Overseas Property Market Should Thank The UK Budget

So the UK’s Budget has been revealed, and its fairly neutral. In regards to property not much has changed, other than a 15% stamp duty tax imposed on homes with a value over £500,000 which are purchased through companies. Away from than that there has been no other changes towards stamp duty levels, which has to be looked at in a positive light.

The Budget did make some changes in regards to pensions, which in this financially difficult could be very timely and hugely beneficial. Creating a situation where a higher number of British expatriates invest in foreign property.

British pension savers given more freedom over their retirement savings

British pension savers given more freedom over their retirement savings

In short anyone with a pension will have more freedom, and won’t have to wait till they are at pension age to claim it. Moreover, they will not be forced to purchase an annuity with their savings.

Many dream of retiring abroad

What this has done is make tax-free ISA’s look even more attractive, and it may mean more British expatriates invest in foreign property. This could be a popular choice among those reaching their retirement ages, especially since a large percentage usually have the desire to retire abroad.

The undeniable facts are that maximum gains are what people look for when they invest, it is for this reason many end up choosing the overseas property market. As such more and more overseas property buyers are of the more mature generation. However, this is also an option for younger Brits who have been priced out of their local property markets.

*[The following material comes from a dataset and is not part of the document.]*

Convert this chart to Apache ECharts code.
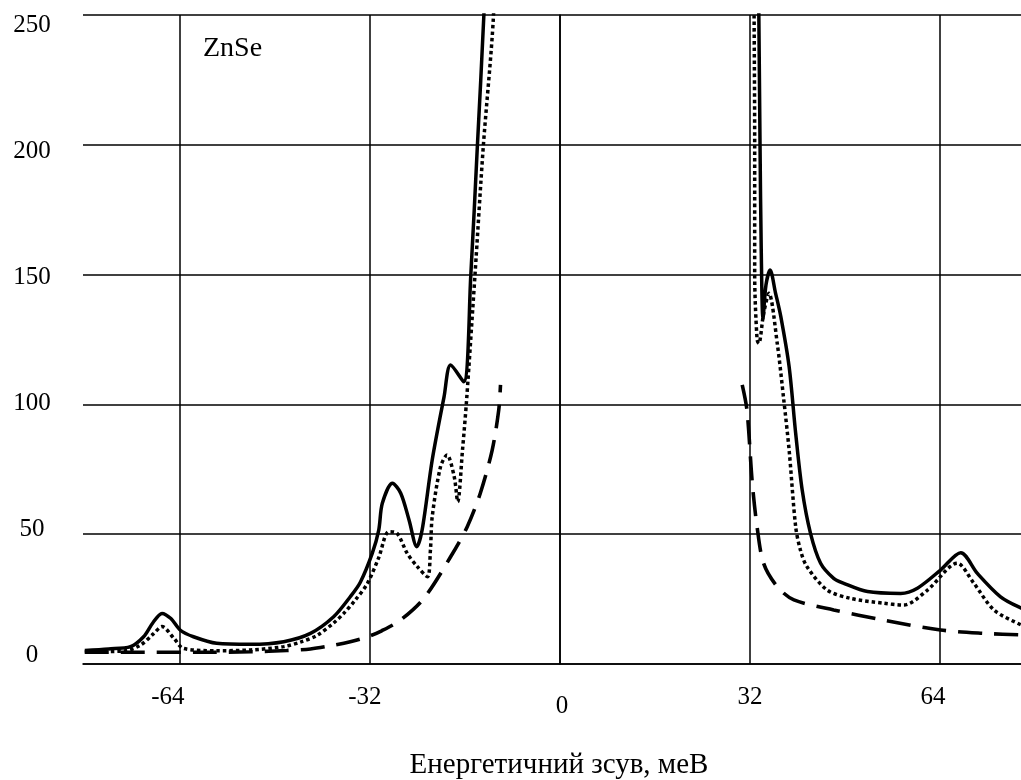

Opportunities could rise in the UK

This increased freedom should be celebrated, since the money that has been saved is yours and it is you that should decide how best to make use of it. There is really no point in the Government trying to control pensions when individuals are entitled to their money.

Yes it is true that the Government do not want people to spend their pensions recklessly, but on the other hand everyone should have the choice of when they can take their money. After all opportunities and hard times do not come when its the most convenient, and former is very true of the overseas property market which the current pension rule change will help affect for the better as more British expatriates invest in foreign property.

The only problem the Government will have is trying to make the UK property market appealing to those overseas so that they invest. If many do invest in the overseas property market there could be opportunities rising on our own doorsteps.